If the selector matches and the operation returned something, it returns Some(...). Otherwise, it return None. Returning an Option here makes it easy to filter out empty results using filter_map:

finders.iter().filter_map(|finder| finder.match_and_apply(&element)) {

filter_map runs the closure, and if the closure returns Some(x), it uses x (i.e. it auto-unwraps the value) and if it returns None, filter_map discards the value entirely. So it turns Vec<Option<String>> into Vec<String>. This pattern pops up pretty often and filter_map is a neat solution.

The Read trait and testing

The Read trait allows for reading bytes from a source. It requires one method, read. Other methods are defined in terms of Read. (This is similar to how Rust’s Iterable module only requires a next method but gives many other methods defined in terms of next.)

I had a method that read from io::stdin, called read_from_stdin that took zero arguments. In order to test it, I changed it to instead take in anything that implements Read:

-fn read_from_stdin() -> Option<String> {
+fn read_from<R: Read>(mut reader: R) -> Option<String> {

Now instead of calling read_from_stdin, I call read_from(io::stdin()).
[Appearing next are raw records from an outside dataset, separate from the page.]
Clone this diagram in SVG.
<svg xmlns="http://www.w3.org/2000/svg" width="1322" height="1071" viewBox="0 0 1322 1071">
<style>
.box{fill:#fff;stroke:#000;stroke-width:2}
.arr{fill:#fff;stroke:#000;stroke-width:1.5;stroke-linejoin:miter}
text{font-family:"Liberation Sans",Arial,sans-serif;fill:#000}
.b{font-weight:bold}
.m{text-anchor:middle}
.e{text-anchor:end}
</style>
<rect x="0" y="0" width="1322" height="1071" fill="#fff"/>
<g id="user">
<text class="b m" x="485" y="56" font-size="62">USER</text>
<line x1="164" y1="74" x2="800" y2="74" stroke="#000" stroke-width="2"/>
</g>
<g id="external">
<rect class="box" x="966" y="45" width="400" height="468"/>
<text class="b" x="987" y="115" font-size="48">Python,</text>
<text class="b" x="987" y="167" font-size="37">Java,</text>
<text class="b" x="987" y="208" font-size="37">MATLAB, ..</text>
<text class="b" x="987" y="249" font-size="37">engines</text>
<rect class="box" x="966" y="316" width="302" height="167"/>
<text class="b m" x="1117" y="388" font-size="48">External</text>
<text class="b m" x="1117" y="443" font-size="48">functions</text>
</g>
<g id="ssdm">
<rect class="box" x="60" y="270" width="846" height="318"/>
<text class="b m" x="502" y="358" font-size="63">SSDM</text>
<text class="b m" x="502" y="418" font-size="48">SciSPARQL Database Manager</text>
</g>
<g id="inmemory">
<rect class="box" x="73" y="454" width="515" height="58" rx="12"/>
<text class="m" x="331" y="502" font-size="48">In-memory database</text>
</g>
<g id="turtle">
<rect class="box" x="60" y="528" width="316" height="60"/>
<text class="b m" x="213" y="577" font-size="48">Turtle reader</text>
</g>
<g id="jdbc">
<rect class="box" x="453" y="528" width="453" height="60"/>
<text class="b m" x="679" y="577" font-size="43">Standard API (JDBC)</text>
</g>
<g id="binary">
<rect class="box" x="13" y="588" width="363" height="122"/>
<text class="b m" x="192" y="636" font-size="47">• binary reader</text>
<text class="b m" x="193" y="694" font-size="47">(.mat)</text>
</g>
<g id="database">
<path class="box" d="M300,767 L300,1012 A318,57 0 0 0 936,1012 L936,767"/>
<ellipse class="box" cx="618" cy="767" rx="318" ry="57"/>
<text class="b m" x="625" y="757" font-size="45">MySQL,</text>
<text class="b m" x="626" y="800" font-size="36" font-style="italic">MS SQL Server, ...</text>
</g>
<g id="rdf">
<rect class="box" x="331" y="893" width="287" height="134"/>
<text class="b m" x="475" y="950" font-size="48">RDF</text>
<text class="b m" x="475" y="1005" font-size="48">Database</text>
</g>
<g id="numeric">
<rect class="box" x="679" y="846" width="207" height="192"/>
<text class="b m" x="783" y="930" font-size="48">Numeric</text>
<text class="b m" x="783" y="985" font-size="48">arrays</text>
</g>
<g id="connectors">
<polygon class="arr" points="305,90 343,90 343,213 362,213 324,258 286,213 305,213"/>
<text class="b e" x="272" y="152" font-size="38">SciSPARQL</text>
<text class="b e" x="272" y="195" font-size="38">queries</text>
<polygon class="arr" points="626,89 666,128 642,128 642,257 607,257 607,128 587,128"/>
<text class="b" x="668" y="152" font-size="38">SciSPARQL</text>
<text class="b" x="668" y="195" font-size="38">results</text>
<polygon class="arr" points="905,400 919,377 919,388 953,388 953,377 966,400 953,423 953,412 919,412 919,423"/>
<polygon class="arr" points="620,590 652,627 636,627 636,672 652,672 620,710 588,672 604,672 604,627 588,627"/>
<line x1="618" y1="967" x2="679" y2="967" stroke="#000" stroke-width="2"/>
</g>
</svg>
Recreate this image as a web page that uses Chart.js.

The real benefit comes from testing the method. I can now pass in a Cursor, which lets us use slices or vectors as if they’re files. Here’s the full test:

#[test]
fn test_less_than_1024_bytes_of_html(){
    let html = r#"
        <!DOCTYPE html>
        <meta charset="utf-8">
        <title>Hello, world!</title>
        <h1 class="foo">Hello, <i>world!</i></h1>
    "#;
    let result = read_from(Cursor::new(html));
    assert_eq!(result, Some(html.to_string()));
}

(Here’s the commit where I added Read and Cursor.)

Cursor is a very helpful struct and I’ll definitely keep it in mind when writing future tests.

Pipes and panic

In an early version of Candle, piping the output to anything that truncated the output (like head) would cause it to panic:

$ curl --silent daringfireball.net | candle 'html {html}' | head -1
<html class="daringfireball-net" lang="en">
thread 'main' panicked at 'failed printing to stdout: Broken pipe (os error 32)', src/libstd/io/stdio.rs:792:9
note: run with `RUST_BACKTRACE=1` environment variable to display a backtrace.

This is a common problem with any Rust program that writes to the terminal in Rust. There’s an open Rust issue about it. As I understand it, when enough output has been read, the kernel closes the pipe and sends a SIGPIPE signal to the application that’s generating output (i.e. candle) so it gracefully dies. However, Rust ignores SIGPIPE, and keeps trying to generate output, and then panics when it detects the now-broken pipe.

Specifically, the issue is this:

println!("{}", &string);

println! panics when it runs into any errors. The fix is to use writeln!, which does not panic but instead returns std::io::Result<()>. We can then catch broken pipes:

let mut stdout = io::stdout();

if let Err(e) = writeln!(stdout, "{}", &string) {
    if e.kind() != ErrorKind::BrokenPipe {
        eprintln!("{}", e);
        process::exit(1);
    }
}

This new code does 2 things:

  1. It catches the Err and ignores it if it’s a broken pipe, and
  2. If it’s a real error, it prints the error to STDERR and exits with an error code (but without printing a gross error message)

This is much better than println!‘s panicky behavior.

(I did this in two PRs: #13 and #14.)